Sidewalk’s low-cost, long-range IoT coverage now extends to more than 90% of the U.S. population.
This week Amazon announced that its Sidewalk community IoT network was open to developers and invited them to “build the next billion connected devices”.
Amazon Sidewalk is a secure, low-bandwidth, long-range network that works over three existing wireless radio technologies. According to The Verge, these include Bluetooth Low Energy (BLE) for short distances, LoRa for long range, and frequency shift keying using 900MHz. These frequencies can bridge to the internet using any nearby Sidewalk gateway. Sidewalk gateways includes the Echo Show 10, Echo, Echo Dot smart speakers, and wired Ring spotlight and floodlight cameras. It can also connect to the company’s Sidewalk Bridge Pro to further extend its range.
Sidewalk is called a “community” network because it utilizes the bandwidth of individual internet connections of the people who own Alexa products which include Sidewalk Gateways.
Extensive coverage, but only in the US
“We’ve rapidly built out a long-range, low-bandwidth network that now covers more than 90% of the U.S. population, and this is an open invitation for developers to put it to the test,” said Dave Limp, senior vice president of Amazon Devices & Services.
“Many sorts of connected devices have been limited by the range of Wi-Fi and the cost of cellular technology, which has hindered the ability to connect devices like environmental sensors, leak detectors, and smart locks.
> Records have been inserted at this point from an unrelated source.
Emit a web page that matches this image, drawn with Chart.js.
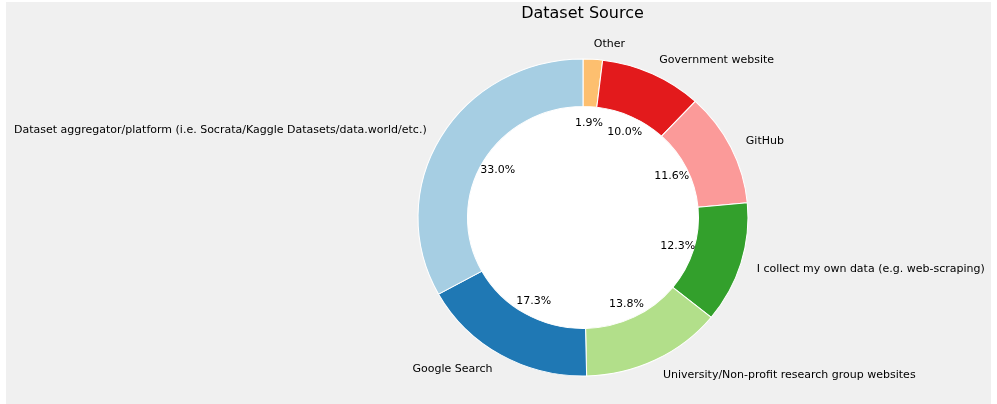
<!DOCTYPE html>
<html>
<head>
<meta charset="utf-8">
<script src="https://cdn.jsdelivr.net/npm/chart.js@4/dist/chart.umd.min.js"></script>
<style>
html,body{margin:0;padding:0;background:#ffffff;}
#wrap{width:997px;height:404px;position:relative;}
</style>
</head>
<body>
<div id="wrap"><canvas id="c" width="997" height="404"></canvas></div>
<script>
const chartTitle = "Dataset Source";
const categories = [
  "Dataset aggregator/platform (i.e. Socrata/Kaggle Datasets/data.world/etc.)",
  "Google Search",
  "University/Non-profit research group websites",
  "I collect my own data (e.g. web-scraping)",
  "GitHub",
  "Government website",
  "Other"
];
const values = [33.0, 17.3, 13.8, 12.3, 11.6, 10.0, 1.9];
const colors = ["#a6cee3", "#1f78b4", "#b2df8a", "#33a02c", "#fb9a99", "#e31a1c", "#fdbf6f"];

// matplotlib draws counter-clockwise from the top; Chart.js draws clockwise -> reverse
const cjLabels = categories.slice().reverse();
const cjValues = values.slice().reverse();
const cjColors = colors.slice().reverse();

const SX = 1.041; // horizontal stretch of the reference image
const FONT = "'DejaVu Sans', sans-serif";

const decor = {
  id: 'decor',
  beforeDraw(chart) {
    const ctx = chart.ctx;
    ctx.save();
    ctx.fillStyle = '#ffffff';
    ctx.fillRect(0, 0, chart.width, chart.height);
    ctx.fillStyle = '#f0f0f0';
    ctx.fillRect(6, 2, 985, 402);
    ctx.restore();
  },
  beforeDatasetsDraw(chart) {
    const ctx = chart.ctx;
    const arc = chart.getDatasetMeta(0).data[0];
    if (!arc) return;
    const cx = arc.x, cy = arc.y;
    ctx.save();
    ctx.translate(cx, cy);
    ctx.scale(SX, 1);
    ctx.translate(-cx, -cy);
    // white hole
    ctx.fillStyle = '#ffffff';
    ctx.beginPath();
    ctx.arc(cx, cy, arc.innerRadius, 0, Math.PI * 2);
    ctx.fill();
  },
  afterDatasetsDraw(chart) {
    const ctx = chart.ctx;
    ctx.restore();
    const meta = chart.getDatasetMeta(0);
    ctx.save();
    ctx.fillStyle = '#000000';
    ctx.font = '11px ' + FONT;
    meta.data.forEach((a, i) => {
      const mid = (a.startAngle + a.endAngle) / 2;
      const R = a.outerRadius;
      const c = Math.cos(mid), s = Math.sin(mid);
      // outer label
      const lx = a.x + 1.1 * R * c * SX;
      const ly = a.y + 1.1 * R * s + 1;
      ctx.textBaseline = 'middle';
      ctx.textAlign = c > 0 ? 'left' : 'right';
      ctx.fillText(cjLabels[i], lx, ly);
      // percentage
      const px = a.x + 0.6 * R * c * SX;
      const py = a.y + 0.6 * R * s + 1;
      ctx.textAlign = 'center';
      ctx.fillText(cjValues[i].toFixed(1) + '%', px, py);
    });
    ctx.font = '16px ' + FONT;
    ctx.textAlign = 'center';
    ctx.textBaseline = 'alphabetic';
    ctx.fillText(chartTitle, 582.5, 17.5);
    ctx.restore();
  }
};

new Chart(document.getElementById('c'), {
  type: 'doughnut',
  data: {
    labels: cjLabels,
    datasets: [{
      data: cjValues,
      backgroundColor: cjColors,
      borderColor: '#ffffff',
      borderWidth: 1,
      borderAlign: 'center',
      hoverOffset: 0
    }]
  },
  options: {
    responsive: false,
    animation: false,
    cutout: '70%',
    rotation: 0,
    layout: { padding: { left: 424, right: 255, top: 58.5, bottom: 27.5 } },
    plugins: {
      legend: { display: false },
      title: { display: false },
      tooltip: { enabled: false }
    }
  },
  plugins: [decor]
});
</script>
</body>
</html>
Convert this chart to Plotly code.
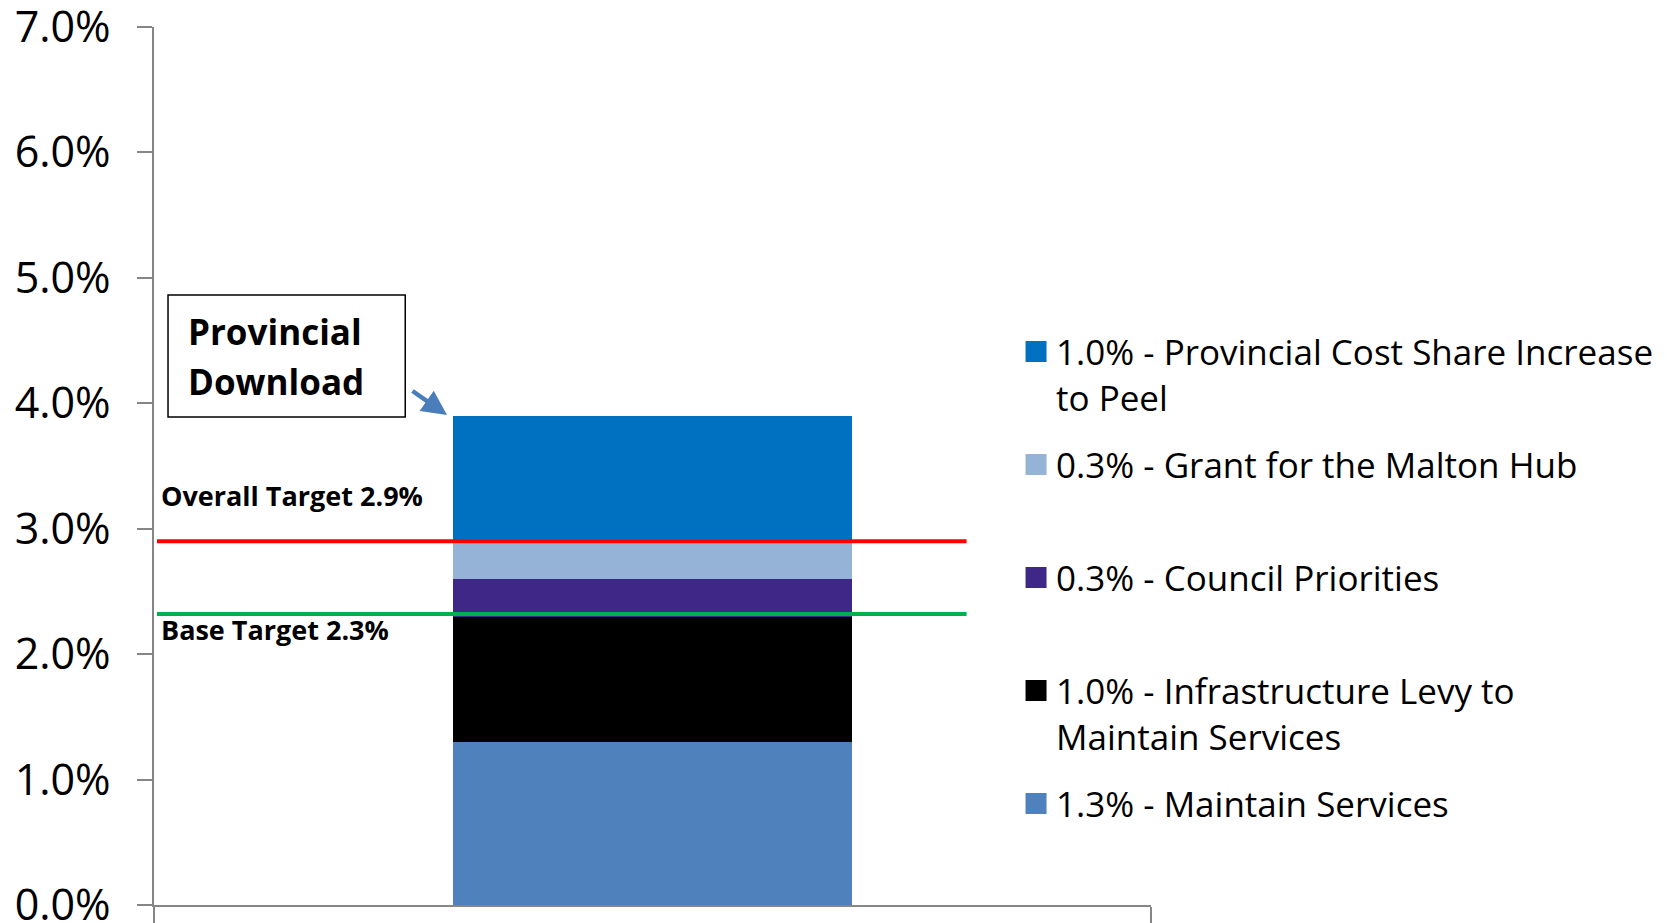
import plotly.graph_objects as go

# ---- data ----
categories = ["2020 Budget"]
series_names = [
    "1.3% - Maintain Services",
    "1.0% - Infrastructure Levy to Maintain Services",
    "0.3% - Council Priorities",
    "0.3% - Grant for the Malton Hub",
    "1.0% - Provincial Cost Share Increase to Peel",
]
legend_labels = [
    "1.3% - Maintain Services<br> ",
    "1.0% - Infrastructure Levy to<br>Maintain Services",
    "0.3% - Council Priorities<br> ",
    "0.3% - Grant for the Malton Hub<br> ",
    "1.0% - Provincial Cost Share Increase<br>to Peel",
]
series_values = [1.3, 1.0, 0.3, 0.3, 1.0]
series_colors = ["#4F81BD", "#000000", "#3F2788", "#95B3D7", "#0070C0"]

overall_target = 2.9
overall_label = "Overall Target 2.9%"
base_target = 2.32
base_label = "Base Target 2.3%"
callout_lines = ["Provincial", "Download"]

y_ticks = [0, 1, 2, 3, 4, 5, 6, 7]
y_tick_text = ["0.0%", "1.0%", "2.0%", "3.0%", "4.0%", "5.0%", "6.0%", "7.0%"]

FONT = "Open Sans"
AXIS_GRAY = "#868686"

fig = go.Figure()
n = len(series_names)
for i, (name, lab, val, col) in enumerate(zip(series_names, legend_labels, series_values, series_colors)):
    rank = (n - i) * 10
    fig.add_trace(go.Bar(
        x=categories, y=[val], name=name, legendgroup=name, legendrank=rank,
        marker=dict(color=col, line=dict(width=0)), width=0.4,
        showlegend=False, hoverinfo="name+y",
    ))
    fig.add_trace(go.Scatter(
        x=[None], y=[None], mode="markers", name=lab, legendgroup=name, legendrank=rank,
        marker=dict(symbol="square", size=16, color=col, line=dict(width=5, color=col)),
        showlegend=True, hoverinfo="skip",
    ))

fig.update_layout(
    barmode="stack",
    width=1667, height=923,
    margin=dict(l=154, r=516, t=27, b=18, autoexpand=False),
    paper_bgcolor="white", plot_bgcolor="white",
    font=dict(family=FONT, color="black"),
    legend=dict(
        x=0.6095, y=0.651, xref="container", yref="container",
        xanchor="left", yanchor="top",
        font=dict(family=FONT, size=35, color="black"),
        valign="top", traceorder="grouped", tracegroupgap=19,
        bgcolor="rgba(0,0,0,0)", maxheight=900,
    ),
    xaxis=dict(
        type="category", tickson="boundaries", ticks="outside", ticklen=20,
        tickwidth=1.5, tickcolor=AXIS_GRAY, showticklabels=False,
        showline=True, linecolor=AXIS_GRAY, linewidth=1.5, showgrid=False,
        zeroline=False,
    ),
    yaxis=dict(
        range=[0, 7], tickmode="array", tickvals=y_ticks, ticktext=y_tick_text,
        ticks="outside", ticklen=15, tickwidth=1.5, tickcolor=AXIS_GRAY,
        showline=True, linecolor=AXIS_GRAY, linewidth=1.5, showgrid=False,
        zeroline=False, tickfont=dict(family=FONT, size=43, color="black"),
        ticklabelstandoff=18, ticklabeloverflow="allow",
    ),
    showlegend=True,
)

# target lines
fig.add_shape(type="line", xref="x", yref="y", x0=-0.497, x1=0.315,
              y0=overall_target, y1=overall_target, line=dict(color="#FF0000", width=4))
fig.add_shape(type="line", xref="x", yref="y", x0=-0.497, x1=0.315,
              y0=base_target, y1=base_target, line=dict(color="#00B050", width=4))

# callout box
fig.add_shape(type="rect", xref="paper", yref="y", x0=0.01406, x1=0.252,
              y0=3.891, y1=4.863, line=dict(color="black", width=1.5))

fig.add_annotation(text=overall_label, xref="paper", yref="y", x=0.005, y=overall_target,
                   yshift=46, xanchor="left", yanchor="middle", showarrow=False,
                   font=dict(family=FONT, size=27, weight="bold", color="black"))
fig.add_annotation(text=base_label, xref="paper", yref="y", x=0.005, y=base_target,
                   yshift=-15, xanchor="left", yanchor="middle", showarrow=False,
                   font=dict(family=FONT, size=27, weight="bold", color="black"))
for line_text, ypos in zip(callout_lines, [4.571, 4.172]):
    fig.add_annotation(text=line_text, xref="paper", yref="y", x=0.0321, y=ypos,
                       xanchor="left", yanchor="middle", align="left", showarrow=False,
                       font=dict(family=FONT, size=35, weight="bold", color="black"))
fig.add_annotation(text="", xref="x", yref="y", x=-0.2061, y=3.907,
                   ax=-36, ay=-25, axref="pixel", ayref="pixel", showarrow=True,
                   arrowhead=2, arrowsize=1.1, arrowwidth=4.5, arrowcolor="#4A7EBB", standoff=0)

fig.write_html("out.html", config={"displayModeBar": False},
               post_script="document.body.style.margin='0';")
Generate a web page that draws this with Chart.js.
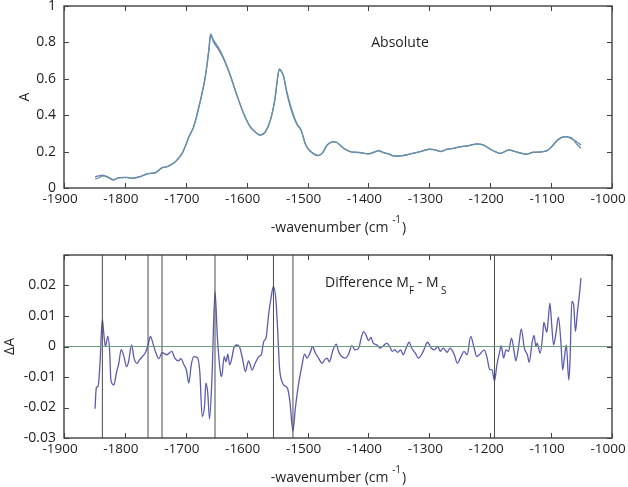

Sidewalk is designed to provide a secure, low-cost way to invent and connect a whole new range of devices, and we can’t wait to see what developers build.”
Devices connected to Sidewalk come with a secure, persistent, and low-cost connection to the cloud, according to Amazon. Newly-released public coverage maps showcase estimated Sidewalk coverage for any U.S. location. This enables developers to understand if their devices will connect in a desired area before starting product development.
Sidewalk test kits are “designed to validate real-world coverage by regularly pinging their location over the network, providing clear signal strength readings on a map within a developer portal”, Amazon said.
We do not see Amazon Sidewalk coming to Europe anytime soon. The privacy laws in Europe are a lot stricter. Also, using a customer’s WiFi connection to offer services to a third party will be a hard sell in Europe.